- Born: Edward George Bollard 21 January 1920 Athlone, Ireland
- Died: 10 November 2011 (aged 91) Auckland, New Zealand
- Education: Emmanuel College, Cambridge
- Children: Alan Bollard
- Scientific career
- Fields: Botany, science administration
- Workplaces: Department of Scientific and Industrial Research
- Thesis: (1948)
- Academic advisors: F. T. Brooks

= Ted Bollard =

New Zealand botanist, plant physiologist and science administrator (1920–2011)

Edward George Bollard (21 January 1920 – 10 November 2011) was a New Zealand plant physiologist and science administrator.

==Biography==
Born in Athlone, Ireland in 1920, Bollard moved to New Zealand as a child with his family. His family settled in Glen Eden, and he became dux at Mt Albert Grammar School. After this, he attended Auckland University College (now the University of Auckland).
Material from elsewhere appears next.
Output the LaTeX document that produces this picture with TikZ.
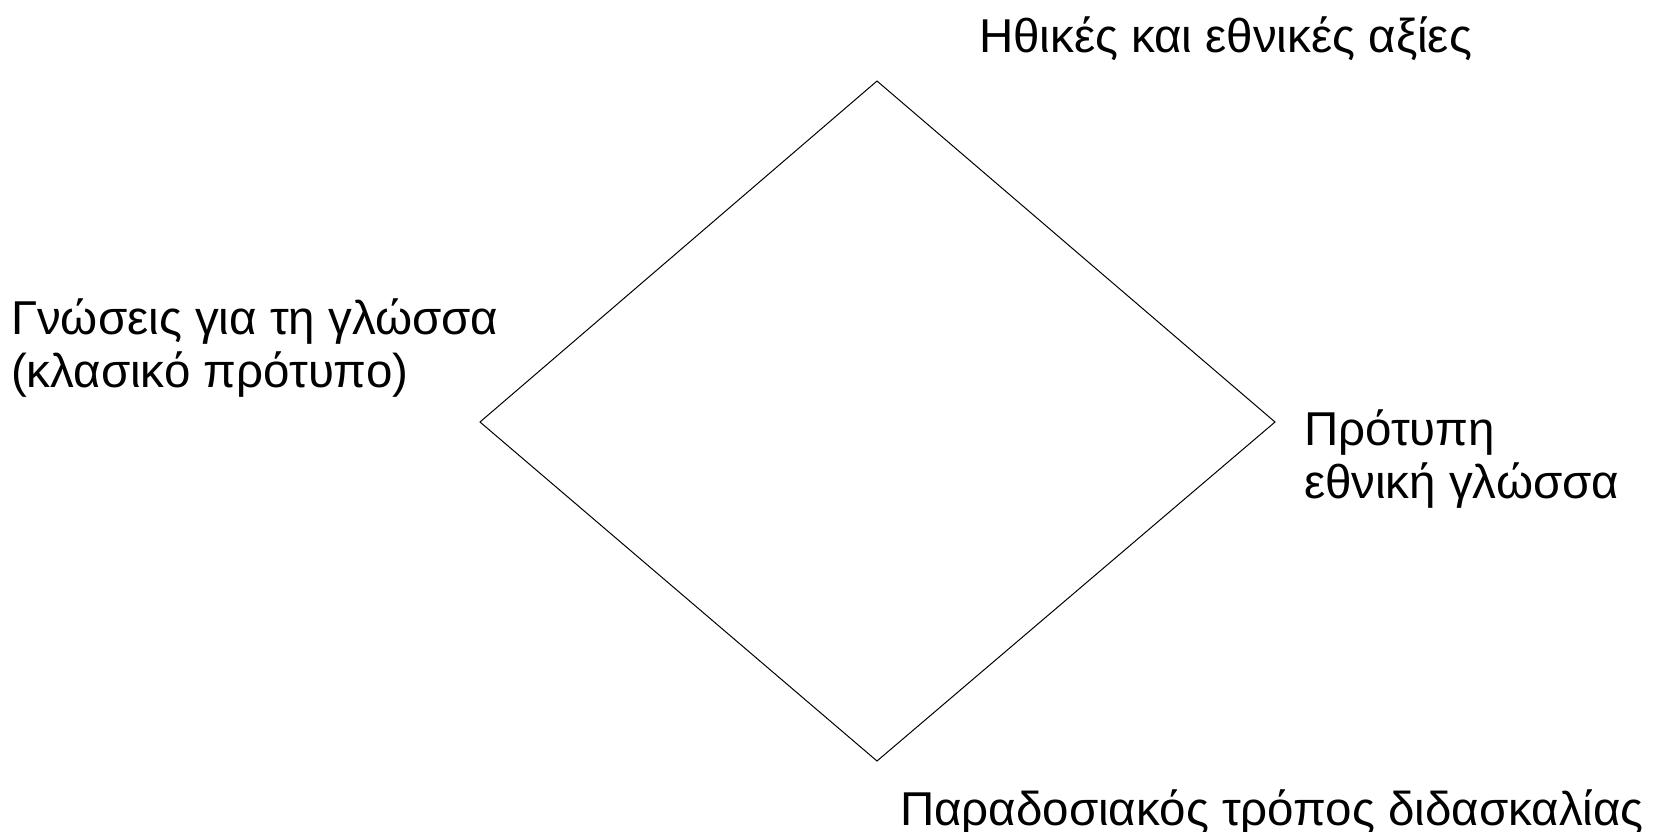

He joined Plant Diseases Division of the Department of Scientific and Industrial Research (DSIR), but all territorial units were called up after the bombing of Pearl Harbor and he left with the 9th Reinforcements of the 2nd New Zealand Expeditionary Force. He was involved in the invasion of Italy. Despite being a Pākehā, he was assigned to the Māori Battalion as a signaller.

At the end of the war he received a bursary to attend Emmanuel College, Cambridge and do a PhD under F. T. Brooks.

Returning to New Zealand he rejoined the DSIR and rose to direct its plant diseases division. He was elected a Fellow of the Royal Society of New Zealand in 1964, and was award the Hector Medal in 1972. In 1977, he was awarded the Queen Elizabeth II Silver Jubilee Medal, and in the 1983 New Year Honours, he was appointed a Commander of the Order of the British Empire, for services to science.

Bollard died in Auckland in 2011 and his ashes were interred at Purewa Cemetery in 2013.